One of the nation's leading political reporters, Fineman has interviewed every major presidential candidate from (then-vice president) George H.W. Bush in 1985 to (then senator) Barack Obama early and often in the 2008 campaign cycle. His current work focuses on the Obama Administration and its top officials, as well as on Congress and politics throughout the country. Although based in Washington, Fineman travels widely in the U.S. and has covered politics and other events in 49 of the 50 states.
Fineman's work has produced many milestones and awards. A cover story in November 2001 featured President George W. Bush's first extensive interview after 9/11. Another cover, "Bush and God," was part of a series of articles that won the 2003 National Magazine Award for General Excellence. His reporting has helped Newsweek win many honors from the Magazine Publishers Association and the American Journalism Review.

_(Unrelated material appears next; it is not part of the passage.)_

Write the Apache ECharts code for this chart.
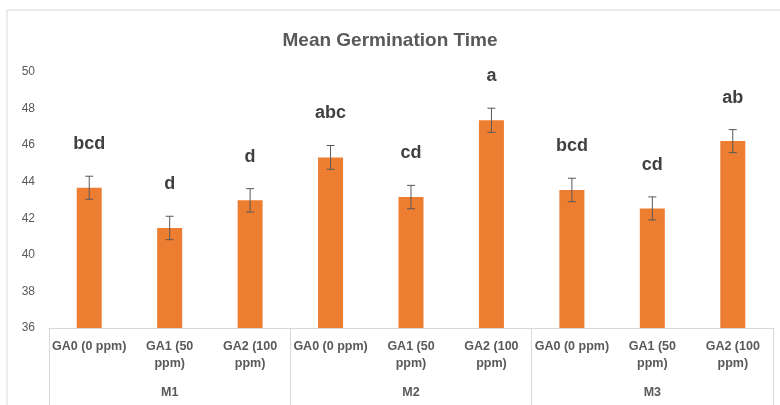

Other awards include a "Page One" from the Headliners Club of New York, a "Silver Gavel" from the American Bar Association and a "Deadline Club" from the Society of Professional Journalists (SPJ). In 2006 he received the Alumni Award from Columbia University's Graduate School of Journalism.
As a reporter and writer, Fineman ranges widely. Besides campaign-year covers, other projects have included: race and politics, the impact of digital technology on society, the influence of Hollywood on politics, the rise of the religious right and of conservative talk radio. He has interviewed business leaders such as George Soros, Bill Gates, Steve Case and Robert Rubin and entertainment figures such as Warren Beatty, Jane Fonda and Jay Leno.
Although now under exclusive television contract to NBC, Fineman over the years has appeared on major public affairs shows, such as Nightline, Face the Nation, Fox News Sunday, Larry King Live, Charlie Rose and the NewsHour. He was a regular panelist on Washington Week in Review on PBS (1983-95) and on CNN's Capital Gang Sunday (1995-98). He worked with Ted Koppel on Nightline specials, and has been a guest on Comedy Central's "The Daily Show with Jon Stewart" and "The Colbert Report."
A native of Pittsburgh, Fineman began his career at The Courier-Journal in Louisville, covering the environment, the coal industry and state politics before joining the newspaper's Washington bureau in 1978. He moved to Newsweek in 1980, was named chief political correspondent in 1984, deputy Washington bureau chief in 1993, senior editor in 1995 and senior Washington correspondent and columnist in 2008.
Fineman holds an A.B., Phi Beta Kappa, from Colgate, an M.S. in journalism from Columbia and a J.D. from the Brandeis School of Law at the University of Louisville. His legal education included a year as a visiting student at the Georgetown University Law Center. He received Watson and Pultizer Traveling Fellowships for study in Europe, Russia and the Middle East, and has traveled to more than 40 countries, among them China, Vietnam, Japan, Ukraine, Israel, Turkey and the West Bank Palestinian Territories.
Fineman is married to Amy L. Nathan, a senior counsel at the Federal Communications Commission. They live in Washington with their two children, Meredith and Nicholas.